What is asked | Write out the listing below exactly, and omit any images you find in it.

Recorded information |
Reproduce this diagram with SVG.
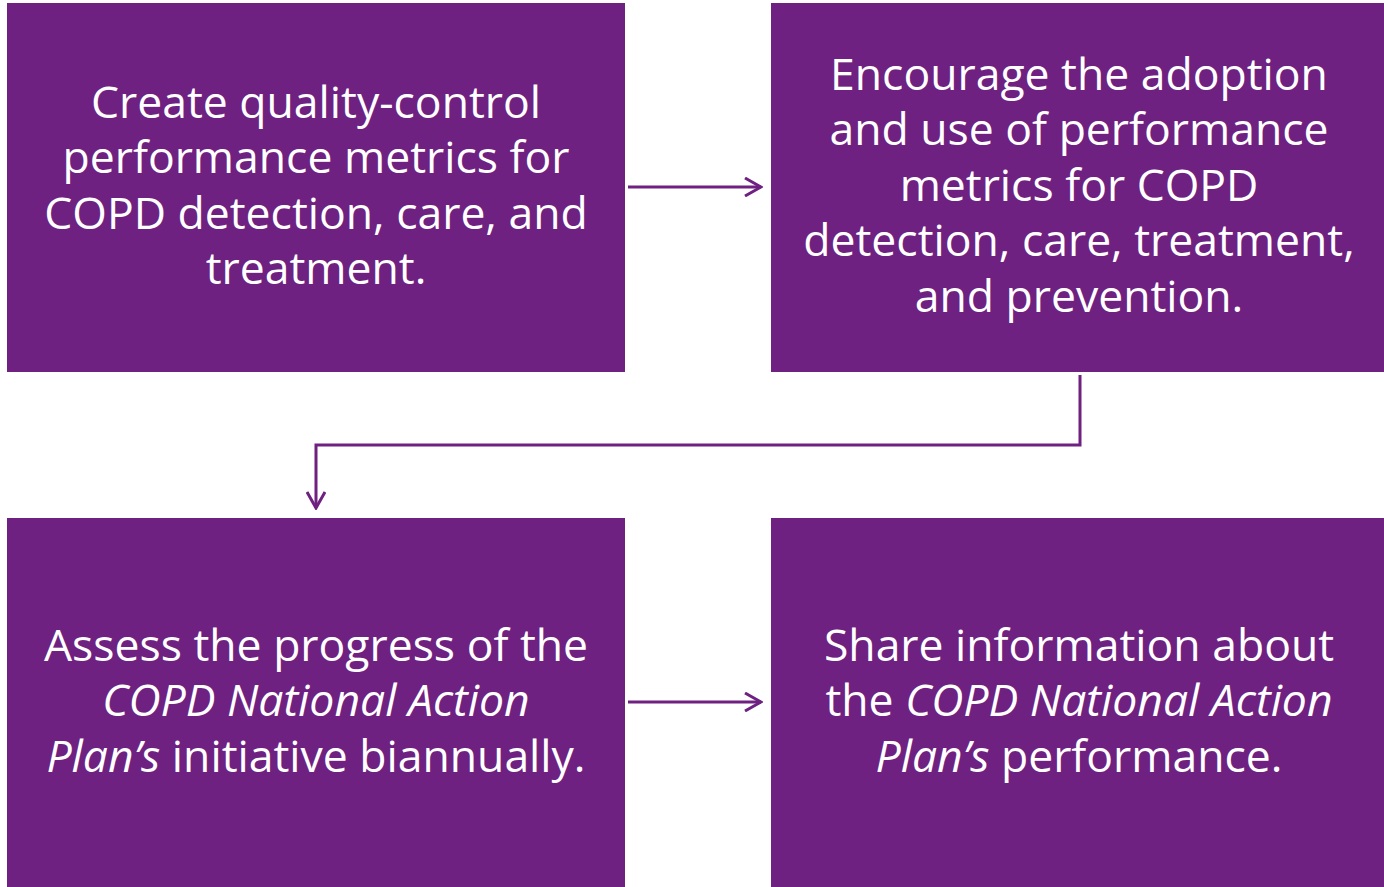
<svg xmlns="http://www.w3.org/2000/svg" width="1384" height="887" viewBox="0 0 1384 887">
<style>
.box{fill:#6E2180;}
.t{font-family:"Open Sans","Noto Sans",sans-serif;font-size:44.5px;fill:#FFFFFF;text-anchor:middle;}
.i{font-style:italic;}
.c{fill:none;stroke:#6E2180;stroke-width:3;}
</style>
<defs>
<marker id="ah" viewBox="0 0 20 20" refX="18" refY="10" markerWidth="20" markerHeight="20" markerUnits="userSpaceOnUse" orient="auto">
<path d="M2,1 L18,10 L2,19" fill="none" stroke="#6E2180" stroke-width="3"/>
</marker>
</defs>
<rect width="1384" height="887" fill="#FFFFFF"/>
<g id="node1">
<rect class="box" x="7" y="3" width="618" height="369"/>
<text class="t" x="316" y="118">Create quality-control</text>
<text class="t" x="316" y="173">performance metrics for</text>
<text class="t" x="316" y="229">COPD detection, care, and</text>
<text class="t" x="316" y="284">treatment.</text>
</g>
<g id="node2">
<rect class="box" x="771" y="3" width="613" height="369"/>
<text class="t" x="1079" y="90">Encourage the adoption</text>
<text class="t" x="1079" y="145">and use of performance</text>
<text class="t" x="1079" y="201">metrics for COPD</text>
<text class="t" x="1079" y="256">detection, care, treatment,</text>
<text class="t" x="1079" y="312">and prevention.</text>
</g>
<g id="node3">
<rect class="box" x="7" y="518" width="618" height="369"/>
<text class="t" x="316" y="661">Assess the progress of the</text>
<text class="t i" x="316" y="716">COPD National Action</text>
<text class="t" x="316" y="772"><tspan class="i">Plan’s</tspan> initiative biannually.</text>
</g>
<g id="node4">
<rect class="box" x="771" y="518" width="613" height="369"/>
<text class="t" x="1079" y="661">Share information about</text>
<text class="t" x="1079" y="716">the <tspan class="i">COPD National Action</tspan></text>
<text class="t" x="1079" y="772"><tspan class="i">Plan’s</tspan> performance.</text>
</g>
<g id="connectors">
<path class="c" d="M628,187 L761,187" marker-end="url(#ah)"/>
<path class="c" d="M1080,375 L1080,445 L316,445 L316,508" marker-end="url(#ah)"/>
<path class="c" d="M628,702 L761,702" marker-end="url(#ah)"/>
</g>
</svg>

The response |
Reproduce this diagram with SVG.
<svg xmlns="http://www.w3.org/2000/svg" width="1384" height="887" viewBox="0 0 1384 887">
<style>
.box{fill:#6E2180;}
.t{font-family:"Open Sans","Noto Sans",sans-serif;font-size:44.5px;fill:#FFFFFF;text-anchor:middle;}
.i{font-style:italic;}
.c{fill:none;stroke:#6E2180;stroke-width:3;}
</style>
<defs>
<marker id="ah" viewBox="0 0 20 20" refX="18" refY="10" markerWidth="20" markerHeight="20" markerUnits="userSpaceOnUse" orient="auto">
<path d="M2,1 L18,10 L2,19" fill="none" stroke="#6E2180" stroke-width="3"/>
</marker>
</defs>
<rect width="1384" height="887" fill="#FFFFFF"/>
<g id="node1">
<rect class="box" x="7" y="3" width="618" height="369"/>
<text class="t" x="316" y="118">Create quality-control</text>
<text class="t" x="316" y="173">performance metrics for</text>
<text class="t" x="316" y="229">COPD detection, care, and</text>
<text class="t" x="316" y="284">treatment.</text>
</g>
<g id="node2">
<rect class="box" x="771" y="3" width="613" height="369"/>
<text class="t" x="1079" y="90">Encourage the adoption</text>
<text class="t" x="1079" y="145">and use of performance</text>
<text class="t" x="1079" y="201">metrics for COPD</text>
<text class="t" x="1079" y="256">detection, care, treatment,</text>
<text class="t" x="1079" y="312">and prevention.</text>
</g>
<g id="node3">
<rect class="box" x="7" y="518" width="618" height="369"/>
<text class="t" x="316" y="661">Assess the progress of the</text>
<text class="t i" x="316" y="716">COPD National Action</text>
<text class="t" x="316" y="772"><tspan class="i">Plan’s</tspan> initiative biannually.</text>
</g>
<g id="node4">
<rect class="box" x="771" y="518" width="613" height="369"/>
<text class="t" x="1079" y="661">Share information about</text>
<text class="t" x="1079" y="716">the <tspan class="i">COPD National Action</tspan></text>
<text class="t" x="1079" y="772"><tspan class="i">Plan’s</tspan> performance.</text>
</g>
<g id="connectors">
<path class="c" d="M628,187 L761,187" marker-end="url(#ah)"/>
<path class="c" d="M1080,375 L1080,445 L316,445 L316,508" marker-end="url(#ah)"/>
<path class="c" d="M628,702 L761,702" marker-end="url(#ah)"/>
</g>
</svg>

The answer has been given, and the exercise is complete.